La Polizia giudiziaria si  mette a caccia del latitante e il 13 dicembre 2018, nel corso di un servizio di osservazione, arrivano nei pressi di un noto hotel in località Germaneto, vedono Vecceloque e notano Rocco Candiloro entrare in albergo con due buste di plastica voluminose e mettere in contatto il latitante con la moglie Rita Amato tramite il suo cellulare. Alle 15.05 di quello stesso giorno Candeloro si allontana dall’albergo senza le due buste di plastica. La pg fa irruzione nello stabile, ma il latitante riesce a dileguarsi e gli investigatori fissano un’auto con a bordo Antonio Paradiso che si allontana frettolosamente dalla propria casa sita di fronte allo stabile in cui si era rifugiato Vecceloque per poi farvi ritorno dopo qualche minuto. La polizia delegata alle indagini trova il covo del ricercato, vedono le due buste portate da Candeloro e un cavo di corrente elettrica, proveniente dai locali del deposito dei materiali da cantiere di proprietà di Antonio Paradiso, ubicati a breve distanza dalla struttura dove era stato ricavato il nascondiglio del latitante, il quale riceveva energia elettrica grazie a quel cavo. Si susseguono tutta una sere di conversazioni intercettate tra Candoloro e la moglie del latitante, che commentano l’irruzione della pg. 
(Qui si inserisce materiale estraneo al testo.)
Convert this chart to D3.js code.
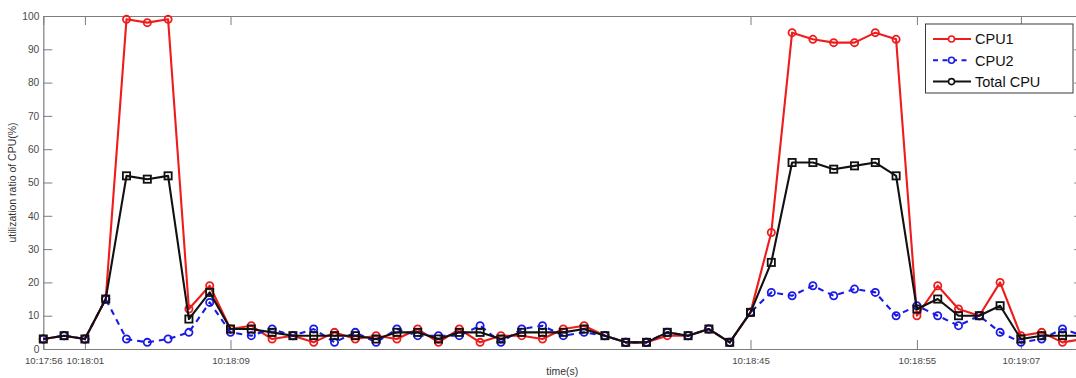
<!DOCTYPE html>
<html>
<head>
<meta charset="utf-8">
<script src="https://cdn.jsdelivr.net/npm/d3@7"></script>
<style>
  html, body { margin: 0; padding: 0; background: #fff; }
  svg { display: block; font-family: "Liberation Sans", Arial, sans-serif; }
</style>
</head>
<body>
<svg id="chart" width="1076" height="378"></svg>
<script>
// Sample index along the time axis (irregular timestamps, evenly spaced samples)
const sampleIndex = d3.range(51);

// Per-sample CPU utilisation, percent
const cpu1 = [3,4,3,15,99,98,99,12,19,6,7,3,4,2,5,3,4,3,6,2,6,2,4,4,3,6,7,4,2,2,4,4,6,2,11,35,95,93,92,92,95,93,10,19,12,10,20,4,5,2,3];
const cpu2 = [3,4,3,15,3,2,3,5,14,5,4,6,4,6,2,5,2,6,4,4,4,7,2,6,7,4,5,4,2,2,5,4,6,2,11,17,16,19,16,18,17,10,13,10,7,10,5,2,3,6,4];
const totalCpu = [3,4,3,15,52,51,52,9,17,6,6,5,4,4,4,4,3,5,5,3,5,5,3,5,5,5,6,4,2,2,5,4,6,2,11,26,56,56,54,55,56,52,12,15,10,10,13,3,4,4,4];

// Labelled samples on the time axis
const timeTickIndex = [0, 2, 9, 34, 42, 47];
const timeTickLabels = ["10:17:56", "10:18:01", "10:18:09", "10:18:45", "10:18:55", "10:19:07"];

const yTicks = d3.range(0, 101, 10);

const seriesNames = ["CPU1", "CPU2", "Total CPU"];

const svg = d3.select("#chart");
const plotLeft = 43.3, plotRight = 1083.3, plotTop = 16, plotBottom = 349;

const x = d3.scaleLinear().domain([0, 50]).range([plotLeft, plotRight]);
const y = d3.scaleLinear().domain([0, 100]).range([plotBottom, plotTop]);

const axisColor = "#7d7d7d";
const textColor = "#4a4a4a";
const tickLen = 9;

// Axes box: bottom/left with labels, top/right mirrored ticks only
const gx = svg.append("g").attr("transform", `translate(0,${plotBottom})`)
  .call(d3.axisBottom(x).tickValues(timeTickIndex)
    .tickFormat((d, i) => timeTickLabels[i])
    .tickSizeInner(-tickLen).tickSizeOuter(0).tickPadding(6));
const gxTop = svg.append("g").attr("transform", `translate(0,${plotTop})`)
  .call(d3.axisTop(x).tickValues(timeTickIndex).tickFormat("")
    .tickSizeInner(-tickLen).tickSizeOuter(0));
const gy = svg.append("g").attr("transform", `translate(${plotLeft},0)`)
  .call(d3.axisLeft(y).tickValues(yTicks).tickFormat(d3.format("d"))
    .tickSizeInner(-tickLen).tickSizeOuter(0).tickPadding(4));
const gyRight = svg.append("g").attr("transform", `translate(${plotRight},0)`)
  .call(d3.axisRight(y).tickValues(yTicks).tickFormat("")
    .tickSizeInner(-tickLen).tickSizeOuter(0));

[gx, gxTop, gy, gyRight].forEach(g => {
  g.selectAll(".domain").attr("stroke", axisColor).attr("stroke-width", 1.2);
  g.selectAll(".tick line").attr("stroke", axisColor).attr("stroke-width", 1);
  g.selectAll("text").attr("fill", textColor).style("font-size", "10.2px")
    .style("font-family", "'Liberation Sans', Arial, sans-serif");
});
gx.selectAll("text").attr("dy", "0.9em").style("font-size", "9.7px");

// Axis titles
svg.append("text")
  .attr("transform", `translate(16,${(plotTop + plotBottom) / 2}) rotate(-90)`)
  .attr("text-anchor", "middle")
  .attr("fill", "#333")
  .style("font-size", "10.5px")
  .text("utilization ratio of CPU(%)");
svg.append("text")
  .attr("x", (plotLeft + plotRight) / 2 - 1)
  .attr("y", 374.5)
  .attr("text-anchor", "middle")
  .attr("fill", "#333")
  .style("font-size", "10.5px")
  .text("time(s)");

// Series
const series = [
  { name: seriesNames[0], values: cpu1, color: "#ee1c1c", dash: null, marker: "circle" },
  { name: seriesNames[1], values: cpu2, color: "#1a1ae6", dash: "6,5", marker: "circle" },
  { name: seriesNames[2], values: totalCpu, color: "#111", dash: null, marker: "square" }
];

const line = d3.line().x((d, i) => x(sampleIndex[i])).y(d => y(d));

const plot = svg.append("g");
series.forEach(s => {
  const g = plot.append("g");
  g.append("path")
    .attr("d", line(s.values))
    .attr("fill", "none")
    .attr("stroke", s.color)
    .attr("stroke-width", 2.1)
    .attr("stroke-dasharray", s.dash)
    .attr("stroke-linejoin", "round");
  if (s.marker === "circle") {
    g.selectAll("circle").data(s.values).join("circle")
      .attr("cx", (d, i) => x(sampleIndex[i]))
      .attr("cy", d => y(d))
      .attr("r", 3.6)
      .attr("fill", "none")
      .attr("stroke", s.color)
      .attr("stroke-width", 1.8);
  } else {
    g.selectAll("rect").data(s.values).join("rect")
      .attr("x", (d, i) => x(sampleIndex[i]) - 3.6)
      .attr("y", d => y(d) - 3.6)
      .attr("width", 7.2)
      .attr("height", 7.2)
      .attr("fill", "none")
      .attr("stroke", s.color)
      .attr("stroke-width", 1.8);
  }
});

// Legend
const legend = svg.append("g");
legend.append("rect")
  .attr("x", 925.5).attr("y", 24)
  .attr("width", 147.5).attr("height", 69)
  .attr("fill", "#fff").attr("stroke", "#3a3a3a").attr("stroke-width", 1);
series.forEach((s, i) => {
  const ly = 39 + i * 21.3;
  legend.append("line")
    .attr("x1", 933).attr("x2", 971).attr("y1", ly).attr("y2", ly)
    .attr("stroke", s.color).attr("stroke-width", 2)
    .attr("stroke-dasharray", s.dash ? "5,4.5" : null);
  legend.append("circle").attr("cx", 951.5).attr("cy", ly).attr("r", 3)
    .attr("fill", "#fff").attr("stroke", s.color).attr("stroke-width", 1.6);
  legend.append("text")
    .attr("x", 975).attr("y", ly).attr("dy", "0.36em")
    .attr("fill", "#111")
    .style("font-size", "14.5px")
    .text(s.name);
});
</script>
</body>
</html>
Le conversazioni intercettate e i soldi consegnati al capo clan

Ci sono diversi dialoghi che testimoniano come l’imprenditore Paradiso non si fosse mai tirato indietro per rinvigorire la bacinella del clan. In una conversazione del 24 marzo 2019 Luciano Bevilacqua, 35 anni, parla con Massimo Bevilacqua, alias U Malloscio e Ernesto Bevilacqua, 48 anni, delle modalità di spartizione del denaro, e il primo racconta a quest’ultimo di aver incontrato Vecceloque in possesso di 3.500 euro, somma consegnatigli da Antonio Paradiso detto Toni. Nonostante qualche malumore per l’entità della somma data al latitante, i tre si sono trovati d’accordo sul fatto che in quel momento il loro capo aveva più bisogno di denaro viste le circostanze in cui si trovava.  Nel corso dello stesso dialogo Luciano Bevilacqua, riferisce dell’incontro con suo fratello Massimo e Paradiso, il quale lo aveva assicurato che non appena riscuoteva 5mila euro una parte di questi soldi sarebbe stata destinata al clan. Ma anche dopo l’ingresso in carcere di Vecceloque si sono registrate altre conversazioni dalle quali è emerso che i membri del clan continuavano a provvedere al suo sostentamento mediante somme di danaro provenienti in parte da attività illecite, in parte da Paradiso.